• WRITTEN EXERCISE: Lines that contain the string "this" are to be copied; leave out all others.

-------- EXERCISE MATERIALS

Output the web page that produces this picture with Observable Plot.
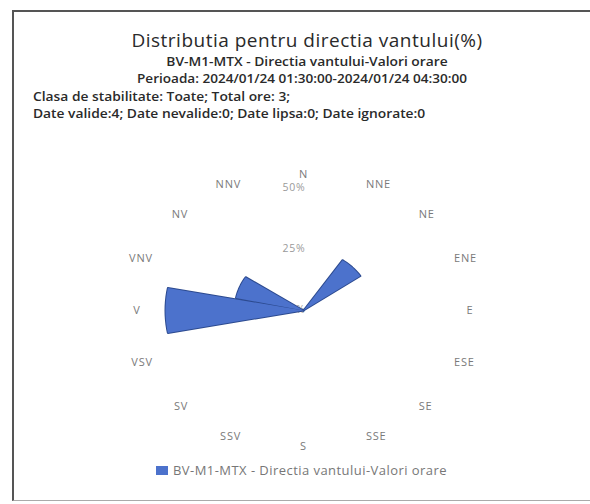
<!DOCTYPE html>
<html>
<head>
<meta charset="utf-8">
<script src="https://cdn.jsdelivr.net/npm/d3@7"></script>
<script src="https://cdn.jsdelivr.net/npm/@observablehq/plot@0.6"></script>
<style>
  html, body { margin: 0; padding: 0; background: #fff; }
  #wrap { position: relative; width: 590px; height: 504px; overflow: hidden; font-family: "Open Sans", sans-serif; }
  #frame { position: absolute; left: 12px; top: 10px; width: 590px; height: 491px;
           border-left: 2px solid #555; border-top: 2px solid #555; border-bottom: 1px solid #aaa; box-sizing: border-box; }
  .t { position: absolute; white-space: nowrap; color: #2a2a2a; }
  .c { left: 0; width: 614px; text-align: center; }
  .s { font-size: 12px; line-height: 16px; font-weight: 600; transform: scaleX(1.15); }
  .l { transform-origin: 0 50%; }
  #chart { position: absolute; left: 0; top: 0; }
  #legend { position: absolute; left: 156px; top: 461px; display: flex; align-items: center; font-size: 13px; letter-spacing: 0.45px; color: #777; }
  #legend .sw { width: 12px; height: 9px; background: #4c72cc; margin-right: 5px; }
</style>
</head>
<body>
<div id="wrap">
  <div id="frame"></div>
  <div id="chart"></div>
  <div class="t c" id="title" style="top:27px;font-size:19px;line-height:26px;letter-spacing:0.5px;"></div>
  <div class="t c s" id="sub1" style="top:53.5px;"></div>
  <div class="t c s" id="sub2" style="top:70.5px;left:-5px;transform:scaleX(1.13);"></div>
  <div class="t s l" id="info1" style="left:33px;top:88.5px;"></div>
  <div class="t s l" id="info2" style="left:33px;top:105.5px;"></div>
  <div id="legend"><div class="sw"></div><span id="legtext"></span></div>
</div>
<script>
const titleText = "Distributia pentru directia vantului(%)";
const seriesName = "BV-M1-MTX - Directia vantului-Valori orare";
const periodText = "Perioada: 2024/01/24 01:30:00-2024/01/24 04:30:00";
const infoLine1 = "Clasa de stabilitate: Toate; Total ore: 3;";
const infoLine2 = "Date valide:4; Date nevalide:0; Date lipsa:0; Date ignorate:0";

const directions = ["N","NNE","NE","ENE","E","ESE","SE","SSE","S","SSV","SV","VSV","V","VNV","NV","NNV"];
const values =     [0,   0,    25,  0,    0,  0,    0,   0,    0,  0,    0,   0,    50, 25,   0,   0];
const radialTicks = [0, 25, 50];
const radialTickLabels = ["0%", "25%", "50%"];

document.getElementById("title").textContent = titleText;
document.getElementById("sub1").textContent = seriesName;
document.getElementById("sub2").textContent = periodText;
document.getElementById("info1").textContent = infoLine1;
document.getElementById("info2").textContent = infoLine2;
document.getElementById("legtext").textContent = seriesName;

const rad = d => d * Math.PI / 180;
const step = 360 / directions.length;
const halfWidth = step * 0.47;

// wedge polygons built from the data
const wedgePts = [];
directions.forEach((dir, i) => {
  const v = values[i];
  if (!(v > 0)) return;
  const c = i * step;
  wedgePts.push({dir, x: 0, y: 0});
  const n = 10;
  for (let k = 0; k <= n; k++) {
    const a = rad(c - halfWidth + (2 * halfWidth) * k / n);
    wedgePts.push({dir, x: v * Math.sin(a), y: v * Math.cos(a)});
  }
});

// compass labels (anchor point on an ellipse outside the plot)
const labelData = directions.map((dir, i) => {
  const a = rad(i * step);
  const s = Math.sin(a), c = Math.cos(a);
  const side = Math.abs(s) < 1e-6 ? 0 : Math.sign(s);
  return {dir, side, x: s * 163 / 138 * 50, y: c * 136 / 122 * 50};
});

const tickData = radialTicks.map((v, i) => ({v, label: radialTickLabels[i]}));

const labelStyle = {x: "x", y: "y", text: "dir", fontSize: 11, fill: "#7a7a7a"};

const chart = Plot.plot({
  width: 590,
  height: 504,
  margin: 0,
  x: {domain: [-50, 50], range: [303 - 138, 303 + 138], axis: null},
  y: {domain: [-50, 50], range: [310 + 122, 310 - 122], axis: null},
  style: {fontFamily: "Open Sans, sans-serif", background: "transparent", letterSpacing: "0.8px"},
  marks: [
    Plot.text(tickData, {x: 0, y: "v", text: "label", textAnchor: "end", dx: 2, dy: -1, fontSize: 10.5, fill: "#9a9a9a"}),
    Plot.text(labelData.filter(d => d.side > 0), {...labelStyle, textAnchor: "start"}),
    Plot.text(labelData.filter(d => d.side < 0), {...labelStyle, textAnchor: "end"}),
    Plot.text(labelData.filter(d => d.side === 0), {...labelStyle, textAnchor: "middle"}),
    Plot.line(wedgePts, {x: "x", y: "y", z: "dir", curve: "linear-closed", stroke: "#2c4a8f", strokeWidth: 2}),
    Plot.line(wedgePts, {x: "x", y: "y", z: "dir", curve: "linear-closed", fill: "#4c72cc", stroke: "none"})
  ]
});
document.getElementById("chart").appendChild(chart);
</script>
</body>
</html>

----------------
-------- EXERCISE MATERIALS

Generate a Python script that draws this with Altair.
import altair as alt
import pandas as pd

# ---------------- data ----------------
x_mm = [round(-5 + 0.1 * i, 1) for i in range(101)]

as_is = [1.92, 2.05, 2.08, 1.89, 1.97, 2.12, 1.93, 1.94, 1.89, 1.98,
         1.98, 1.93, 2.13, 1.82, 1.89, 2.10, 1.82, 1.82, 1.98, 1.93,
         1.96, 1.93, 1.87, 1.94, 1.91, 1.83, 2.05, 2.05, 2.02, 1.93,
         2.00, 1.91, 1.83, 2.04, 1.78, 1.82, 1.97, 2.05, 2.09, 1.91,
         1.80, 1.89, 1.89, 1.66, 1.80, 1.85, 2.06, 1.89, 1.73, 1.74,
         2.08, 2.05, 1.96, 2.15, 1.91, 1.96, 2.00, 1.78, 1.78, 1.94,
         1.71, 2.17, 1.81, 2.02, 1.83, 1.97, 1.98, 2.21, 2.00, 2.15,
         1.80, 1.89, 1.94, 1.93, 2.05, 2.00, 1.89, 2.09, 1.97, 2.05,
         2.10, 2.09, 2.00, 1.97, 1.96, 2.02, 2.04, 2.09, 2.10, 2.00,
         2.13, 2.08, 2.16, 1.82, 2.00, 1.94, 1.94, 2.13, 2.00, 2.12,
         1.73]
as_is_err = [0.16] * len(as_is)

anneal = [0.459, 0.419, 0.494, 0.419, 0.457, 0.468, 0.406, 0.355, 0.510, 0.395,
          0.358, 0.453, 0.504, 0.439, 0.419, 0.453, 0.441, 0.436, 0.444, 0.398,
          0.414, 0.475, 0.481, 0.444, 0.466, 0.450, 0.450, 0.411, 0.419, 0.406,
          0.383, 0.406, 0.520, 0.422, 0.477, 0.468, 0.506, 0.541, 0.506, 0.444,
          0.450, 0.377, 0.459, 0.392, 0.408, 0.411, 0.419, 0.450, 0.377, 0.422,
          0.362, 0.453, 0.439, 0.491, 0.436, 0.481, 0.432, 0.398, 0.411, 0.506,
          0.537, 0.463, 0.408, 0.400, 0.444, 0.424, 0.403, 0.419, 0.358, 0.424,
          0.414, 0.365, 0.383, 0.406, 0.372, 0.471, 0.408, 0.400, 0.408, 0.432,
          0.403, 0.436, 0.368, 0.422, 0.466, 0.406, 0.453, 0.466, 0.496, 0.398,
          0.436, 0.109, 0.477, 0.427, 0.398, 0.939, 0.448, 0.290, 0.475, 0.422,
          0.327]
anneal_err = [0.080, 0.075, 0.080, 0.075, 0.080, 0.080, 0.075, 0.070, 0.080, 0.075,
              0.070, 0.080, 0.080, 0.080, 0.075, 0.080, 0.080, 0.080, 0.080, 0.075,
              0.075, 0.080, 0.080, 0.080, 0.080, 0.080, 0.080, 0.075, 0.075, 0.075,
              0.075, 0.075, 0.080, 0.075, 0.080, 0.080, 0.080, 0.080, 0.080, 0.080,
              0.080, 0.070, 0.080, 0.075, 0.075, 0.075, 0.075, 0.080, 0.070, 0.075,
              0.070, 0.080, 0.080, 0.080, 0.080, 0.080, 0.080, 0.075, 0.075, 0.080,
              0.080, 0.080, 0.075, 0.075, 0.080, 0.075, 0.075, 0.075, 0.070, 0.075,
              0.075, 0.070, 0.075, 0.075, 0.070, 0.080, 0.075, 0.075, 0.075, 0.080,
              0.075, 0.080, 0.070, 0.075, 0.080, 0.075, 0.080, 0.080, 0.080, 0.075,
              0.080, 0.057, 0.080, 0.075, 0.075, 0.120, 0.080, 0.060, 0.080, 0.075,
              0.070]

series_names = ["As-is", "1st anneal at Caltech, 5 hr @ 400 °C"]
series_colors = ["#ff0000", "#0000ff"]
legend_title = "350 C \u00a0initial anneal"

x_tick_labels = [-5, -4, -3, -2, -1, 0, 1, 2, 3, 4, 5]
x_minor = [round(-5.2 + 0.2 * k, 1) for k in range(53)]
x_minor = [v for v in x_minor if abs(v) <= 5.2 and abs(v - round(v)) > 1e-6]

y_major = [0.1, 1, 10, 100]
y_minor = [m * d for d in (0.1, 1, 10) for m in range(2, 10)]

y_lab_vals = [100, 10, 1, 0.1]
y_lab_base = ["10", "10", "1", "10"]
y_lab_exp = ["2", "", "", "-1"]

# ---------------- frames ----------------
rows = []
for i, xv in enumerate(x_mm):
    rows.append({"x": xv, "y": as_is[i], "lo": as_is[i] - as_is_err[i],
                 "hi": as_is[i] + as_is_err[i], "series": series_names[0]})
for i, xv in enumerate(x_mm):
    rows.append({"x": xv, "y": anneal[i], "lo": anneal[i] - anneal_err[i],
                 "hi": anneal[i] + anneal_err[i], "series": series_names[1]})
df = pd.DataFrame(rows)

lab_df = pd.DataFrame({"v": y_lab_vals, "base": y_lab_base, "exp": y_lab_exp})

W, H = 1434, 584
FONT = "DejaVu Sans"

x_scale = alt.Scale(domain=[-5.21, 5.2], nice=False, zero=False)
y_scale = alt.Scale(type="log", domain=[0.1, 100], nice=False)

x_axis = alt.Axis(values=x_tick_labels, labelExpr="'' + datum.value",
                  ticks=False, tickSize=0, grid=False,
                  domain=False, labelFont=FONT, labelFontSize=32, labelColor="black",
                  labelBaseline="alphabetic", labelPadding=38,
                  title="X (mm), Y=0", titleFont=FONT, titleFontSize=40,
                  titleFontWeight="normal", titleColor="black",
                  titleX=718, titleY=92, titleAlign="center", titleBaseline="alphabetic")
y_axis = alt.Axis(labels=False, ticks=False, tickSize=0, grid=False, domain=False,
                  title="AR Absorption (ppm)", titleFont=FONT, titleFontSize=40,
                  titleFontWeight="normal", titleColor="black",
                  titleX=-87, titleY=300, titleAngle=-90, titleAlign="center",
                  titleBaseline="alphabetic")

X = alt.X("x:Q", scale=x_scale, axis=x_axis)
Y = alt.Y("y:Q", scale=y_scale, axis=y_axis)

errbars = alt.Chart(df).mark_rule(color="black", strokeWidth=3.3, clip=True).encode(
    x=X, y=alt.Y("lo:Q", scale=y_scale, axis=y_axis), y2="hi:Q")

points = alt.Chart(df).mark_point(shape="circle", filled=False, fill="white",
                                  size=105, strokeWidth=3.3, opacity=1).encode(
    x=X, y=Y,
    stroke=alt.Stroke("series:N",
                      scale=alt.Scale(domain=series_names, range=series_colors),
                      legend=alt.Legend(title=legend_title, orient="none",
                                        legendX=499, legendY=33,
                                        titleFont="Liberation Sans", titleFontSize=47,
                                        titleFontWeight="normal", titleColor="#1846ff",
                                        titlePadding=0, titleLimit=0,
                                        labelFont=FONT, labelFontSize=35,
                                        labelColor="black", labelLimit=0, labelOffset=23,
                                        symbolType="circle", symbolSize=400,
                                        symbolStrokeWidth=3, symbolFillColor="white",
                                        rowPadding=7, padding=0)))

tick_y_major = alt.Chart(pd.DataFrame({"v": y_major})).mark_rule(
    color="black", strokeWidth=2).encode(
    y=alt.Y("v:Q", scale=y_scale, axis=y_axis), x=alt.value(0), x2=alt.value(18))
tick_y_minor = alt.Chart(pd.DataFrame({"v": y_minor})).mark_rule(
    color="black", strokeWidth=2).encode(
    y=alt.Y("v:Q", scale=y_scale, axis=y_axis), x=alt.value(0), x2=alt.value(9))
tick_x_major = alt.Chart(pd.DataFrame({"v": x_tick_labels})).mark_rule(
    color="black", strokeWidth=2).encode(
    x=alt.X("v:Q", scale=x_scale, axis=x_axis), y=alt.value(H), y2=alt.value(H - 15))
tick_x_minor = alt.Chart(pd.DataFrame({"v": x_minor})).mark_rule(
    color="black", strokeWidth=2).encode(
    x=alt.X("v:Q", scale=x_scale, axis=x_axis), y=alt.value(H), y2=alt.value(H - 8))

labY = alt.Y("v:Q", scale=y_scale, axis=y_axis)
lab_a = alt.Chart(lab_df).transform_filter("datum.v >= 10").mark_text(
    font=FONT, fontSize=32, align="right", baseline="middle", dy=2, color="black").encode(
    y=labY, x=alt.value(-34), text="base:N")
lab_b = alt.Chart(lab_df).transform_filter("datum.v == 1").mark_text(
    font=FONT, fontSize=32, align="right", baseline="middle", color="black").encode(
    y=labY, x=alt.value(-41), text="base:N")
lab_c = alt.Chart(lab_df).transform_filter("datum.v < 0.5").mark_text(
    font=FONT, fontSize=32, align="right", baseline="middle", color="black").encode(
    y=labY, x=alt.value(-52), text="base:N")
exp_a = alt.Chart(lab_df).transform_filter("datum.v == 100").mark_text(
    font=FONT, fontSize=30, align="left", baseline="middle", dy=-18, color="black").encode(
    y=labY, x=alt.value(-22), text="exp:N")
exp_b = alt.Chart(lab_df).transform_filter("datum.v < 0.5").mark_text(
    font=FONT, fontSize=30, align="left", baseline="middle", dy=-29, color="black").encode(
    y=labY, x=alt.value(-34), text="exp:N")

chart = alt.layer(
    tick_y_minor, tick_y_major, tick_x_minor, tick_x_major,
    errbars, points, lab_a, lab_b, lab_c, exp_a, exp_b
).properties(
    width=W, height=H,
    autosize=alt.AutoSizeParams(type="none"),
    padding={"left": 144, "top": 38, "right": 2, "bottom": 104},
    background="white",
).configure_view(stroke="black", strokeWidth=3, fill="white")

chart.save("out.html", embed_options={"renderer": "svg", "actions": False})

----------------
-------- EXERCISE MATERIALS

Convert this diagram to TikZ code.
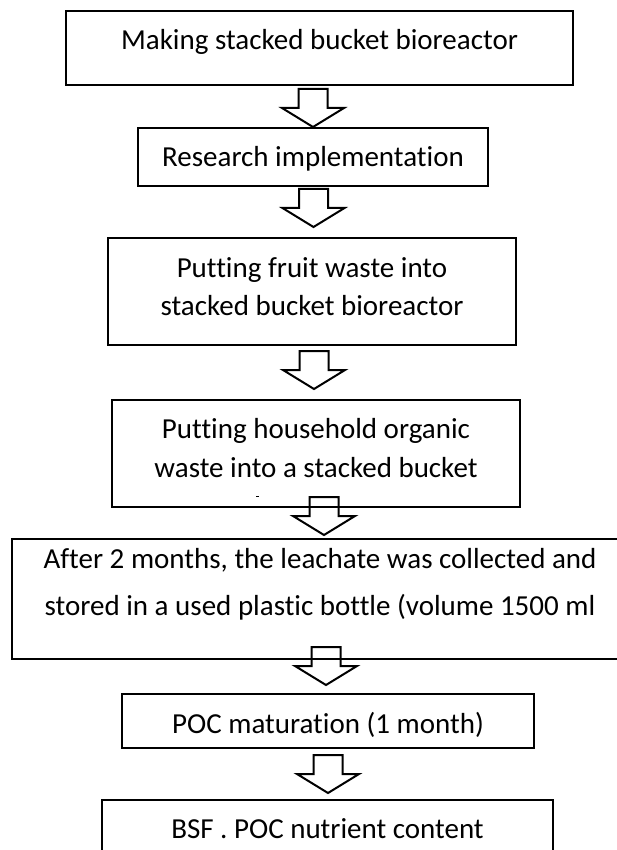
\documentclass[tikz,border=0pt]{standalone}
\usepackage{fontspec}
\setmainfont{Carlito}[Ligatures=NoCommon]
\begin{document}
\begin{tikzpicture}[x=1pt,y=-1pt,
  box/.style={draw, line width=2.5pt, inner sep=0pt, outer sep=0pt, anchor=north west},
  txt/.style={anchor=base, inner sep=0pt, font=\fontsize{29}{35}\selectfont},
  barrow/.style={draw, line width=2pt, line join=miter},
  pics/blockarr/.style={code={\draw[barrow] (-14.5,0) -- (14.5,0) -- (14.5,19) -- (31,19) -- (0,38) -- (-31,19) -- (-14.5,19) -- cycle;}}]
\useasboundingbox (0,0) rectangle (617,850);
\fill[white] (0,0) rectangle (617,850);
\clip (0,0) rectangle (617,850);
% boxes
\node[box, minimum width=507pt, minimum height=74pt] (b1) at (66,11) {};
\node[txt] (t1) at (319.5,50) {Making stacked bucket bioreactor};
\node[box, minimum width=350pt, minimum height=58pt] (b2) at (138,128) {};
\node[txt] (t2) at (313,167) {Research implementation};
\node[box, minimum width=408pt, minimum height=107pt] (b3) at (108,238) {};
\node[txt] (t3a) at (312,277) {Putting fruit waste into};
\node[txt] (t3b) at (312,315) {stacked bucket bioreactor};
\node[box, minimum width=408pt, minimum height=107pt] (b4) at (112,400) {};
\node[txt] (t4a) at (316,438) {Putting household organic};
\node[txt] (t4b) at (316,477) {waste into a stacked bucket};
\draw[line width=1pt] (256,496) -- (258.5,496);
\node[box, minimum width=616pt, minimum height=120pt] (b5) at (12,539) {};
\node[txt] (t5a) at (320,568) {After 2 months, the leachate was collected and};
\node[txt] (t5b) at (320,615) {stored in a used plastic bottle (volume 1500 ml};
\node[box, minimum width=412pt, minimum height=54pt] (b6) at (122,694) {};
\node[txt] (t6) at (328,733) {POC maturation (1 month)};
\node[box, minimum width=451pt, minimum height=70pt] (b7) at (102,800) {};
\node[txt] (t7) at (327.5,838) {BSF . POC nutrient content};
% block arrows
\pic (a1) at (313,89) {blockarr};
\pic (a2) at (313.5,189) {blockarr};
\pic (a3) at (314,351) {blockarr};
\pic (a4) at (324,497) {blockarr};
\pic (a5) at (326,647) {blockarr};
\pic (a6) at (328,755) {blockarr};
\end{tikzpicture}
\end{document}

----------------

• OUTPUT OF THE EXERCISE:
Output the web page that produces this picture with Observable Plot.
Generate a Python script that draws this with Altair.
Convert this diagram to TikZ code.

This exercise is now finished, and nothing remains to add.